EVs are 10 times cheaper to run

The numbers are eye-watering.

Every popular pick-up and SUV on the ICE list — Ford Ranger, Toyota HiLux, Isuzu D-Max, etc. — costs between 16.7 ¢ and 25.6 ¢ per km. The entire EV list (Tesla Model Y, BYD Sealions, Kia EV5, BYD Atto 3, etc.) sits between 1.5 ¢ and 2.2 ¢ per km.

That’s roughly 10 times cheaper to run.

Many owners report real-world figures below 1 ¢/km using rooftop solar. Battery prices have fallen ~90 % since 2010, range has doubled, and high fuel prices amplify the advantage.

Futurist Chris Meder now predicts that March 2026 will mark the "tipping point" for EVs vs ICE, thanks in part to the global fuel supply crunch induced by the tanker squeeze in Hormuz Strait, sending prices up.

In a widely shared chart, Meder points to a dramatic “system demand shock” in the auto industry.

He projects that EVs — including battery-electric vehicles (BEVs) and plug-in hybrids (PHEVs) — will surge from roughly 23% of global sales in 2025 to about 80% by 2030 and 99.2% by 2035.

He cited that PHEV removes two major barriers — range anxiety and high upfront costs — allowing the immediate replacement of traditional ICE vehicles without waiting for the optimum or "perfect" charging infrastructure.

'Tipping point'

Several state-level sales data show a "tipping point" trend: Most cars now sold in Singapore, Nepal and Norway, among others, are now electric.

And it's no longer just passenger cars; its also trucks, earth movers and boats, say industry trackers.

'Bridge phase', accelerator

The key accelerator to land transport transition: plug-in hybrid electric vehicles (PHEVs), which act as a critical bridge.

Unlike pure battery BEVs that require widespread charging infrastructure, PHEVs let drivers use electric power for daily commuting while retaining a gasoline engine for longer trips.

This removes two major barriers — range anxiety and high upfront costs: This is the “bridge phase”: PHEV sales rise sharply in the late 2020s before BEVs dominate.

Result: Immediate "displacement" of traditional ICE vehicles, without waiting for perfect infrastructure.

By 2035, ICE sales are projected to shrink to "near zero", with BEVs accounting for the vast majority of the roughly 114 million annual global car sales.

Why now?

Meder contrasts today’s market with 2022.

Back then, EVs were still niche: charging networks were limited, used-car options scarce, and price points high.

In 2026, scale has arrived.
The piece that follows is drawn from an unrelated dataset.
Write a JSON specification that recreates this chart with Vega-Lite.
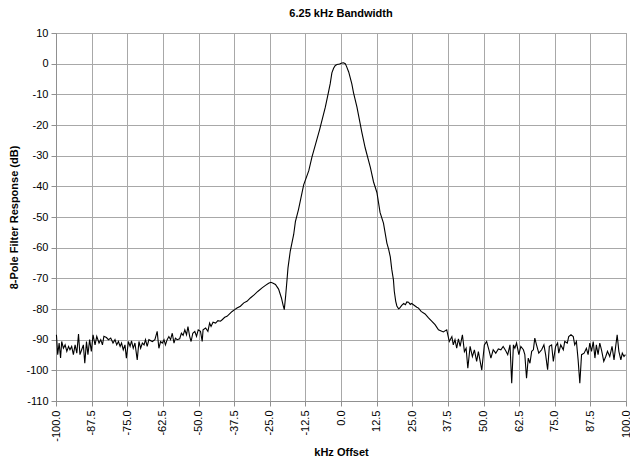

Battery costs have fallen, second-hand EV markets are maturing, and consumers have affordable choices across segments.

PHEVs further compress the transition timeline by delivering immediate ICE displacement even in regions with patchy chargers.

Replacement 'under pressure'

This is not smooth, linear growth but “replacement under pressure.”
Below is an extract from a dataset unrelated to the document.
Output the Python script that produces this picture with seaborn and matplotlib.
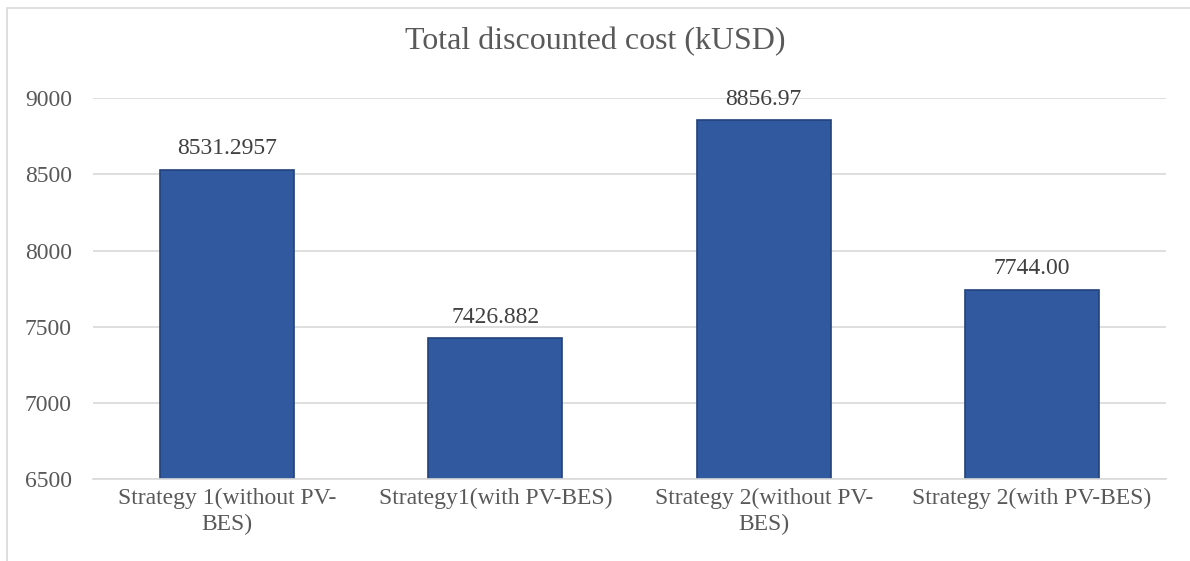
import matplotlib
matplotlib.use("Agg")
import matplotlib.pyplot as plt
import seaborn as sns
import pandas as pd
from matplotlib.patches import Rectangle

categories = ["Strategy 1(without PV-\nBES)", "Strategy1(with PV-BES)",
              "Strategy 2(without PV-\nBES)", "Strategy 2(with PV-BES)"]
costs = [8531.2957, 7426.882, 8856.97, 7744.00]
labels = ["8531.2957", "7426.882", "8856.97", "7744.00"]
yticks = [6500, 7000, 7500, 8000, 8500, 9000]

sns.set_style("white")
plt.rcParams["font.family"] = ["Liberation Serif", "DejaVu Serif"]

df = pd.DataFrame({"strategy": categories, "cost": costs})

fig = plt.figure(figsize=(11.9, 5.61), dpi=100)
ax = fig.add_axes([0.078, 0.146, 0.902, 0.679])

sns.barplot(data=df, x="strategy", y="cost", color="#3159A0", width=0.5,
            edgecolor="#22427A", linewidth=1.2, saturation=1, ax=ax)

for i, (v, t) in enumerate(zip(costs, labels)):
    ax.text(i, v + 100, t, ha="center", va="baseline", fontsize=17, color="#404040")

ax.set_ylim(6500, 9000)
ax.set_yticks(yticks)
ax.yaxis.grid(True, color="#D9D9D9", linewidth=1.2)
ax.set_axisbelow(True)
for s in ["top", "right", "left"]:
    ax.spines[s].set_visible(False)
ax.spines["bottom"].set_color("#D9D9D9")
ax.spines["bottom"].set_linewidth(1.2)
ax.tick_params(axis="both", length=0, labelsize=17, colors="#595959")
ax.tick_params(axis="x", pad=6)
ax.tick_params(axis="y", pad=15)
for lbl in ax.get_xticklabels():
    lbl.set_linespacing(1.3)
ax.set_xlabel("")
ax.set_ylabel("")

fig.text(0.5, 0.925, "Total discounted cost (kUSD)", ha="center", va="center",
         fontsize=23, color="#595959")

# chart frame
fig.patches.append(Rectangle((0.006, -0.1), 1.1, 1.086, transform=fig.transFigure,
                             fill=False, edgecolor="#D9D9D9", linewidth=1.2))

fig.savefig("out.png", dpi=100)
Once the "feedback loop" starts — shrinking ICE sales erode economies of scale, dealer networks, and consumer familiarity — the old system unravels quickly.
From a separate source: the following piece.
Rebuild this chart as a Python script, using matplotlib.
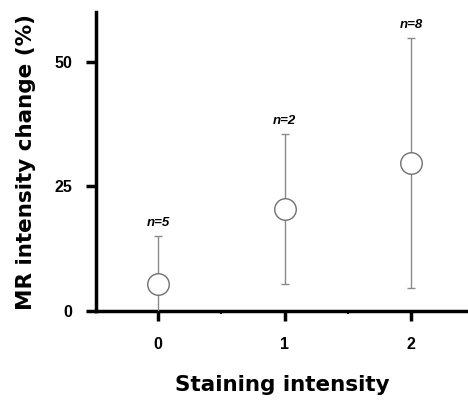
import numpy as np
import matplotlib.pyplot as plt
from matplotlib.ticker import MultipleLocator

plt.rcParams['font.family'] = ['Liberation Sans', 'DejaVu Sans']

#==============================================================================
# Data
#==============================================================================
staining = [0, 1, 2]
mrChange = [5.4, 20.5, 29.7]
errHalf = [9.7, 15.0, 25.0]
nLabels = ['n=5', 'n=2', 'n=8']

#==============================================================================
# Plot
#==============================================================================
fig = plt.figure(figsize = (4.68, 4.0), dpi = 100)
ax = fig.add_axes([0.205, 0.2225, 0.795, 0.7475])

ax.errorbar(staining, mrChange, yerr = errHalf, fmt = 'o', color = '#8a8a8a',
            ecolor = '#8a8a8a', elinewidth = 1, capsize = 3, capthick = 1,
            markersize = 15.5, markerfacecolor = 'white',
            markeredgecolor = '#707070', markeredgewidth = 1, zorder = 3)

for x, y, e, lab in zip(staining, mrChange, errHalf, nLabels):
    ax.annotate(lab, (x, y + e), xytext = (0, 5), textcoords = 'offset points',
                ha = 'center', va = 'bottom', fontsize = 9.5,
                fontweight = 'bold', fontstyle = 'italic')

ax.set_xlim(-0.49, 2.45)
ax.set_ylim(0, 60)
ax.set_xticks(staining)
ax.set_yticks([0, 25, 50])
ax.xaxis.set_minor_locator(MultipleLocator(0.5))
ax.tick_params(axis = 'both', which = 'major', direction = 'out', length = 7,
               width = 2.5, labelsize = 11.5)
ax.tick_params(axis = 'y', which = 'major', pad = 10)
ax.tick_params(axis = 'x', which = 'major', pad = 12)
ax.tick_params(axis = 'x', which = 'minor', direction = 'out', length = 2,
               width = 1.5)
for lab in ax.get_xticklabels() + ax.get_yticklabels():
    lab.set_fontweight('bold')

ax.spines['top'].set_visible(False)
ax.spines['right'].set_visible(False)
ax.spines['left'].set_linewidth(2.5)
ax.spines['bottom'].set_linewidth(2.5)

ax.set_xlabel('Staining intensity', fontsize = 15.5, fontweight = 'bold',
              family = 'DejaVu Sans', labelpad = 16)
ax.set_ylabel('MR intensity change (%)', fontsize = 15.5, fontweight = 'bold',
              family = 'DejaVu Sans', labelpad = 13)

fig.savefig('out.png', dpi = 100)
Historical oil shocks (1973, 1979, 2008) reinforced gasoline dominance because no viable alternative existed.

This time, solar, batteries, and EVs provide a clear exit ramp.

Critics may question the aggressive timeline, but Meder’s model draws from data by IEA, OICA, and others.

Heavy-duty EVs

More than people movers, electric heavy-duty vehicles are no longer experimental — they are now operating across industries where diesel once dominated.

What’s changed is simple: economics, emissions pressure, and rapid advances in battery tech are converging to push electrification into the toughest sectors of transport.

Based on latest industry data, these are some of the examples below:

  • Volvo Trucks – dominant in Europe and North America with ~47% market share in heavy electric trucks

  • Daimler Truck – scaling electric Freightliner and Mercedes-Benz trucks

  • BYD – strong in buses and commercial EV fleets

  • Tesla – pushing long-range electric semis

  • Geely (Farizon brand) – expanding electric truck lineup

  • Caterpillar – developing electric mining trucks and dynamic charging systems

  • Liebherr – leading in electric excavators

Will the prediction hold?

Whether the exact numbers hold, the chart underscores a pivotal insight: 2026 isn’t just another year of EV sales skyrocketing — it’s the year the old auto system breaks and the electrified future locks in.

The fleet, not just annual sales, will soon tell the story of which wins.

And it's not even about "winning" anymore, it's about what makes more sense.